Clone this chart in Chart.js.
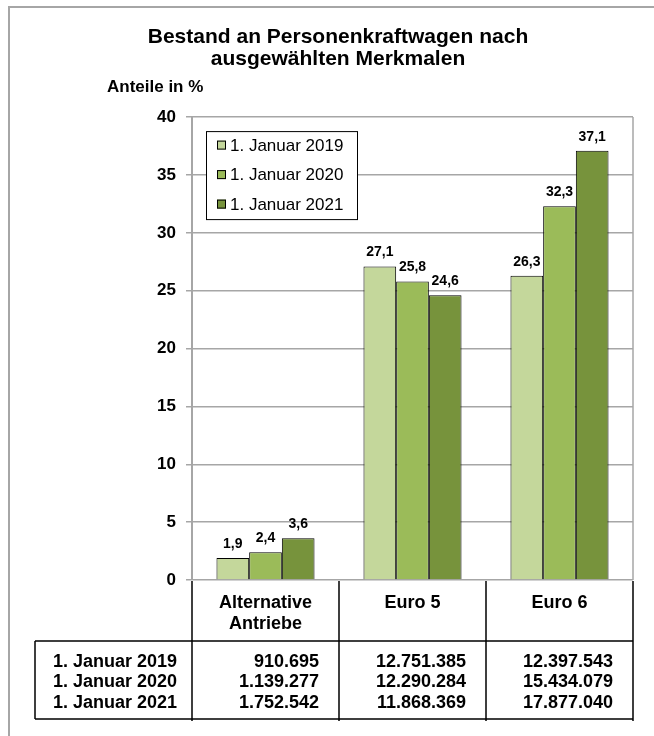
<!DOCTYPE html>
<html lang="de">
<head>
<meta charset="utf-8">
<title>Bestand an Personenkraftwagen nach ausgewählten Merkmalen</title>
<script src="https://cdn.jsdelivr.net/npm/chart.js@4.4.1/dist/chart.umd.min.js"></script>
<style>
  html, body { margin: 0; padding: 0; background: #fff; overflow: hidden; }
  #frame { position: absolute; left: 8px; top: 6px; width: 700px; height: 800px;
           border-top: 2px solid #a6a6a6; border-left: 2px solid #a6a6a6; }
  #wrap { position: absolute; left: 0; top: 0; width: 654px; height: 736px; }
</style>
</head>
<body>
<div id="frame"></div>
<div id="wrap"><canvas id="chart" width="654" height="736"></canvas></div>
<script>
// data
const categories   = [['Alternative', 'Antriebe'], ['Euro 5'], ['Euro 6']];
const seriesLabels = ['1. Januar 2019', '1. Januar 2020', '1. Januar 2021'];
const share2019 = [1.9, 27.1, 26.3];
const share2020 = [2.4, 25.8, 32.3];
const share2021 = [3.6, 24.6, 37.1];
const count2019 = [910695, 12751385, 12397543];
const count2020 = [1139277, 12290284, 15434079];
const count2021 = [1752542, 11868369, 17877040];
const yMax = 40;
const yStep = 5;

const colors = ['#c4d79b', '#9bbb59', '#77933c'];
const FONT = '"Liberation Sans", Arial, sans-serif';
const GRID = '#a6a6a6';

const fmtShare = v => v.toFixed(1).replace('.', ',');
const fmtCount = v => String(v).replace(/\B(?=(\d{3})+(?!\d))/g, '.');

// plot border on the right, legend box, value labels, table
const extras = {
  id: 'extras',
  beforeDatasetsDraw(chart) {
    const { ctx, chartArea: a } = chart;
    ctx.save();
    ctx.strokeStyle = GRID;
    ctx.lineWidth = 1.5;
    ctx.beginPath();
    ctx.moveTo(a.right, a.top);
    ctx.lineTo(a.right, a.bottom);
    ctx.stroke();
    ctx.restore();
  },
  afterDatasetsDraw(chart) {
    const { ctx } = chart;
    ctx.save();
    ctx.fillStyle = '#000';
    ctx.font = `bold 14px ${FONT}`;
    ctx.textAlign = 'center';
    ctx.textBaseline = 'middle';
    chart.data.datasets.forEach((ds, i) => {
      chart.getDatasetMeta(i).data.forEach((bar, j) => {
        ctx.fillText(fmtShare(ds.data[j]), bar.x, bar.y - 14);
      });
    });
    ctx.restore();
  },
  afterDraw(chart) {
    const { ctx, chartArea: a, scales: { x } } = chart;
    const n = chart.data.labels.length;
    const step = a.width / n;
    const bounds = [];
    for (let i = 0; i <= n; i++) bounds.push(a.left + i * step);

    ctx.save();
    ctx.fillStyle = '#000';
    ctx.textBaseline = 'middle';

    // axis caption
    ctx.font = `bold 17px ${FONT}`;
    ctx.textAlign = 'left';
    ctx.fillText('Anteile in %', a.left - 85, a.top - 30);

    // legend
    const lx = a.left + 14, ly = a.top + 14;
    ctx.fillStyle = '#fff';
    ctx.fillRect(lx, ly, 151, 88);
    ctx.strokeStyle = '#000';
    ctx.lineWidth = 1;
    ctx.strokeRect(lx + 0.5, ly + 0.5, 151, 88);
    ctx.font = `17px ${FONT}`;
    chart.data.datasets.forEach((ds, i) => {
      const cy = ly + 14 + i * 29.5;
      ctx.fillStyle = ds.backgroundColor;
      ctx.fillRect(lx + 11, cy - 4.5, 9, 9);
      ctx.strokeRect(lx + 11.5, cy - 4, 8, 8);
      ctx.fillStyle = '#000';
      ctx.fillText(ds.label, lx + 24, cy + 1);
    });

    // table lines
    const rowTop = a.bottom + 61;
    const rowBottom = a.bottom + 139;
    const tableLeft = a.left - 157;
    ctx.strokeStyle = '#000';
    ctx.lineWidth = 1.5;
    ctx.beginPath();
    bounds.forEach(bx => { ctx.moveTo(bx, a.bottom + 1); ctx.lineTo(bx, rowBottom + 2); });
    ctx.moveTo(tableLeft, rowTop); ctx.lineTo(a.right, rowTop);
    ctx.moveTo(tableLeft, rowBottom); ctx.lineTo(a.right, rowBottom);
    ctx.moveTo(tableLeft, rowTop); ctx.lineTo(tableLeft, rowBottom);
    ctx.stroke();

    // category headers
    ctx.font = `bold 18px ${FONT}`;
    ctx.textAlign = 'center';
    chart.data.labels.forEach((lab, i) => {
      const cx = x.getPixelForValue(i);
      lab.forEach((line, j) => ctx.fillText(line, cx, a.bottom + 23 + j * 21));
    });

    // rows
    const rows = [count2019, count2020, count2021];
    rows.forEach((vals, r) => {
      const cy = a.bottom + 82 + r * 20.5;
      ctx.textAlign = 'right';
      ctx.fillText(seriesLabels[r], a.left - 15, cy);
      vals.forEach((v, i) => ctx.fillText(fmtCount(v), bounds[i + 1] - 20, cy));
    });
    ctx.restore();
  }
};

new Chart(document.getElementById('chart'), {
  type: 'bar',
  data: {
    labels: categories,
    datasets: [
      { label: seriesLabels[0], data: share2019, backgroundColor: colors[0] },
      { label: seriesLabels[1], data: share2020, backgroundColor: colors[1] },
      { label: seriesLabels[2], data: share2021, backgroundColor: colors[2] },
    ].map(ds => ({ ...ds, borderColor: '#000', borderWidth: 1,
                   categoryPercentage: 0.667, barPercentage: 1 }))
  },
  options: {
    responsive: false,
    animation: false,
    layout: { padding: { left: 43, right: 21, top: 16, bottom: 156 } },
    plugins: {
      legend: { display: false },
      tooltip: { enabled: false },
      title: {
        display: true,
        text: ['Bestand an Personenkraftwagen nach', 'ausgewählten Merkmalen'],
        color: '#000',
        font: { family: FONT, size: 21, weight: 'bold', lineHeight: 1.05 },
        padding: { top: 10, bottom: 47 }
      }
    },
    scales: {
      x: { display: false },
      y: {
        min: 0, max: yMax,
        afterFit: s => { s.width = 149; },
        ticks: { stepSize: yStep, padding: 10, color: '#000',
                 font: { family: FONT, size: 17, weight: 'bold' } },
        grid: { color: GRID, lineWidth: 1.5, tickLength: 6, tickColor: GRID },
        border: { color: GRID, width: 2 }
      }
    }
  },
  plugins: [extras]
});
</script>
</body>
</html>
•••••
**OBJECTIVE:** Go through the material above and print all of it exactly, except the pictures.

**FULL RESPONSE:**
Clone this chart in Chart.js.
<!DOCTYPE html>
<html lang="de">
<head>
<meta charset="utf-8">
<title>Bestand an Personenkraftwagen nach ausgewählten Merkmalen</title>
<script src="https://cdn.jsdelivr.net/npm/chart.js@4.4.1/dist/chart.umd.min.js"></script>
<style>
  html, body { margin: 0; padding: 0; background: #fff; overflow: hidden; }
  #frame { position: absolute; left: 8px; top: 6px; width: 700px; height: 800px;
           border-top: 2px solid #a6a6a6; border-left: 2px solid #a6a6a6; }
  #wrap { position: absolute; left: 0; top: 0; width: 654px; height: 736px; }
</style>
</head>
<body>
<div id="frame"></div>
<div id="wrap"><canvas id="chart" width="654" height="736"></canvas></div>
<script>
// data
const categories   = [['Alternative', 'Antriebe'], ['Euro 5'], ['Euro 6']];
const seriesLabels = ['1. Januar 2019', '1. Januar 2020', '1. Januar 2021'];
const share2019 = [1.9, 27.1, 26.3];
const share2020 = [2.4, 25.8, 32.3];
const share2021 = [3.6, 24.6, 37.1];
const count2019 = [910695, 12751385, 12397543];
const count2020 = [1139277, 12290284, 15434079];
const count2021 = [1752542, 11868369, 17877040];
const yMax = 40;
const yStep = 5;

const colors = ['#c4d79b', '#9bbb59', '#77933c'];
const FONT = '"Liberation Sans", Arial, sans-serif';
const GRID = '#a6a6a6';

const fmtShare = v => v.toFixed(1).replace('.', ',');
const fmtCount = v => String(v).replace(/\B(?=(\d{3})+(?!\d))/g, '.');

// plot border on the right, legend box, value labels, table
const extras = {
  id: 'extras',
  beforeDatasetsDraw(chart) {
    const { ctx, chartArea: a } = chart;
    ctx.save();
    ctx.strokeStyle = GRID;
    ctx.lineWidth = 1.5;
    ctx.beginPath();
    ctx.moveTo(a.right, a.top);
    ctx.lineTo(a.right, a.bottom);
    ctx.stroke();
    ctx.restore();
  },
  afterDatasetsDraw(chart) {
    const { ctx } = chart;
    ctx.save();
    ctx.fillStyle = '#000';
    ctx.font = `bold 14px ${FONT}`;
    ctx.textAlign = 'center';
    ctx.textBaseline = 'middle';
    chart.data.datasets.forEach((ds, i) => {
      chart.getDatasetMeta(i).data.forEach((bar, j) => {
        ctx.fillText(fmtShare(ds.data[j]), bar.x, bar.y - 14);
      });
    });
    ctx.restore();
  },
  afterDraw(chart) {
    const { ctx, chartArea: a, scales: { x } } = chart;
    const n = chart.data.labels.length;
    const step = a.width / n;
    const bounds = [];
    for (let i = 0; i <= n; i++) bounds.push(a.left + i * step);

    ctx.save();
    ctx.fillStyle = '#000';
    ctx.textBaseline = 'middle';

    // axis caption
    ctx.font = `bold 17px ${FONT}`;
    ctx.textAlign = 'left';
    ctx.fillText('Anteile in %', a.left - 85, a.top - 30);

    // legend
    const lx = a.left + 14, ly = a.top + 14;
    ctx.fillStyle = '#fff';
    ctx.fillRect(lx, ly, 151, 88);
    ctx.strokeStyle = '#000';
    ctx.lineWidth = 1;
    ctx.strokeRect(lx + 0.5, ly + 0.5, 151, 88);
    ctx.font = `17px ${FONT}`;
    chart.data.datasets.forEach((ds, i) => {
      const cy = ly + 14 + i * 29.5;
      ctx.fillStyle = ds.backgroundColor;
      ctx.fillRect(lx + 11, cy - 4.5, 9, 9);
      ctx.strokeRect(lx + 11.5, cy - 4, 8, 8);
      ctx.fillStyle = '#000';
      ctx.fillText(ds.label, lx + 24, cy + 1);
    });

    // table lines
    const rowTop = a.bottom + 61;
    const rowBottom = a.bottom + 139;
    const tableLeft = a.left - 157;
    ctx.strokeStyle = '#000';
    ctx.lineWidth = 1.5;
    ctx.beginPath();
    bounds.forEach(bx => { ctx.moveTo(bx, a.bottom + 1); ctx.lineTo(bx, rowBottom + 2); });
    ctx.moveTo(tableLeft, rowTop); ctx.lineTo(a.right, rowTop);
    ctx.moveTo(tableLeft, rowBottom); ctx.lineTo(a.right, rowBottom);
    ctx.moveTo(tableLeft, rowTop); ctx.lineTo(tableLeft, rowBottom);
    ctx.stroke();

    // category headers
    ctx.font = `bold 18px ${FONT}`;
    ctx.textAlign = 'center';
    chart.data.labels.forEach((lab, i) => {
      const cx = x.getPixelForValue(i);
      lab.forEach((line, j) => ctx.fillText(line, cx, a.bottom + 23 + j * 21));
    });

    // rows
    const rows = [count2019, count2020, count2021];
    rows.forEach((vals, r) => {
      const cy = a.bottom + 82 + r * 20.5;
      ctx.textAlign = 'right';
      ctx.fillText(seriesLabels[r], a.left - 15, cy);
      vals.forEach((v, i) => ctx.fillText(fmtCount(v), bounds[i + 1] - 20, cy));
    });
    ctx.restore();
  }
};

new Chart(document.getElementById('chart'), {
  type: 'bar',
  data: {
    labels: categories,
    datasets: [
      { label: seriesLabels[0], data: share2019, backgroundColor: colors[0] },
      { label: seriesLabels[1], data: share2020, backgroundColor: colors[1] },
      { label: seriesLabels[2], data: share2021, backgroundColor: colors[2] },
    ].map(ds => ({ ...ds, borderColor: '#000', borderWidth: 1,
                   categoryPercentage: 0.667, barPercentage: 1 }))
  },
  options: {
    responsive: false,
    animation: false,
    layout: { padding: { left: 43, right: 21, top: 16, bottom: 156 } },
    plugins: {
      legend: { display: false },
      tooltip: { enabled: false },
      title: {
        display: true,
        text: ['Bestand an Personenkraftwagen nach', 'ausgewählten Merkmalen'],
        color: '#000',
        font: { family: FONT, size: 21, weight: 'bold', lineHeight: 1.05 },
        padding: { top: 10, bottom: 47 }
      }
    },
    scales: {
      x: { display: false },
      y: {
        min: 0, max: yMax,
        afterFit: s => { s.width = 149; },
        ticks: { stepSize: yStep, padding: 10, color: '#000',
                 font: { family: FONT, size: 17, weight: 'bold' } },
        grid: { color: GRID, lineWidth: 1.5, tickLength: 6, tickColor: GRID },
        border: { color: GRID, width: 2 }
      }
    }
  },
  plugins: [extras]
});
</script>
</body>
</html>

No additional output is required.